My friend Lance Corporal Paul Gannon scrambled jets for the Marine Corps during the 1960s. While performing his duties, he suffered severe hearing damage. He went to the VA to obtain a hearing aid last December and is still on a waiting list. This is not simply a question of quality of life, it is an absolute need that has been delayed unjustifiably. It is morally wrong to withhold or delay necessary aid or benefits from people who have risked their lives for our defense. Veterans have more than fulfilled their duty to America. It is time for us to fulfill our duties to them.

We must:

Guarantee Funding for the VA — The Veterans Administration budget shortfalls in 2005 and 2006 exposed the critical need for a dedicated funding source for our veterans' health care. The health of our veterans should not be an afterthought contingent upon how much money is left over in the federal budget.
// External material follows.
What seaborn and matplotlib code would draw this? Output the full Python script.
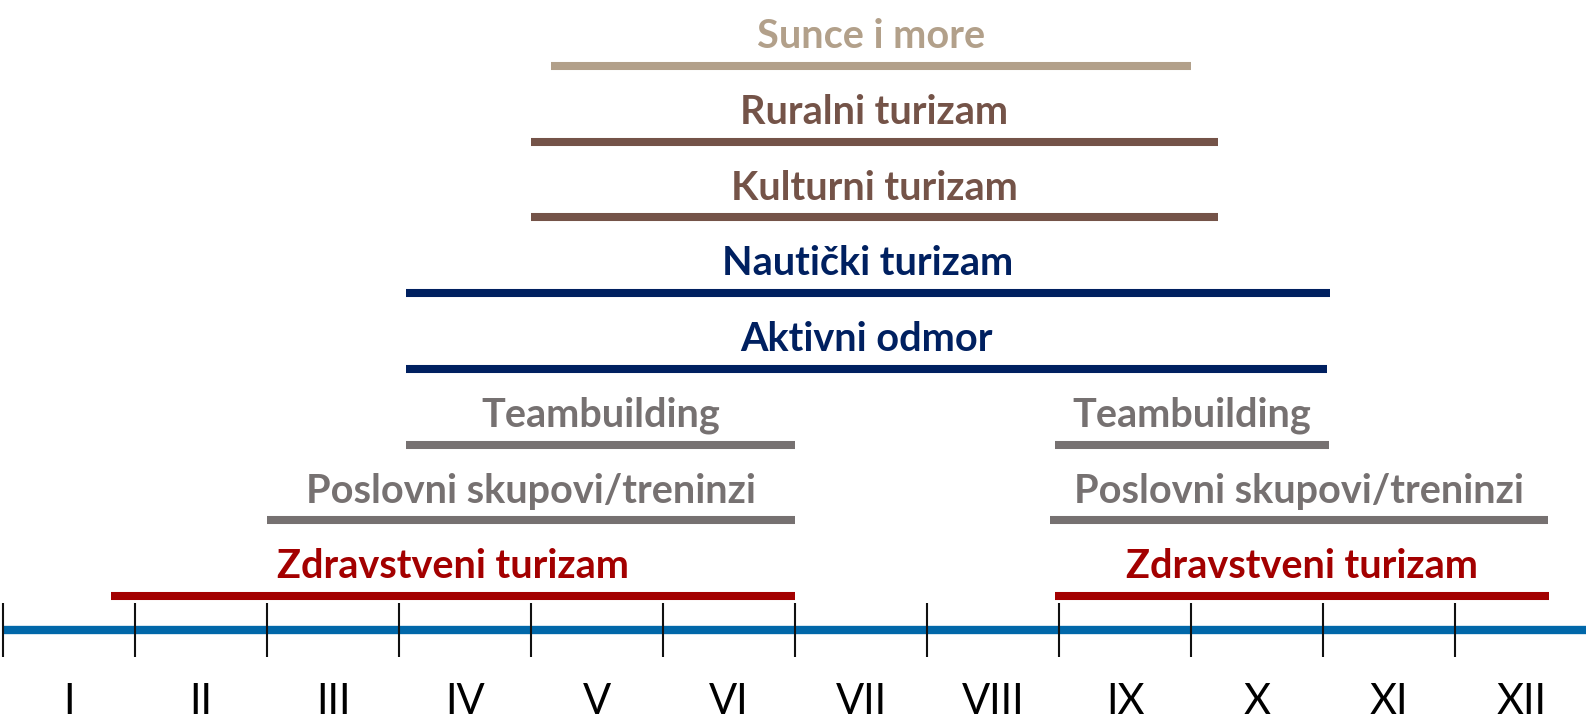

Allow Full Access to the VA Healthcare System for Priority 8 Vets — The Bush administration has shut out more than a quarter million "Priority 8" veterans from the VA healthcare system, including 13,262 last year in Pennsylvania alone. We must end this shameful policy and restore full access to these American heroes.

Block Increases in Prescription Drug Co-Payment and Enrollment Fees for Veterans — We fail to reward our veterans for their years of dedicated service when we saddle them with greater fees and co-payments.

Shorten the Waiting List for Vets Seeking Care — The large number of veterans waiting for their first clinic appointment to be scheduled—30,475 as of April 2006—is an outrage. We must take immediate action to shorten this wait list and resolve the backlog in VA claims processing.

Fully and Immediately Repeal the Disabled Veterans Tax — Current law still forces many disabled retirees who receive VA disability compensation to forfeit their retirement pay. We should allow full concurrent receipt of benefits for eligible military retirees. Our retirees should not be penalized for sustaining injuries while in the service of their country.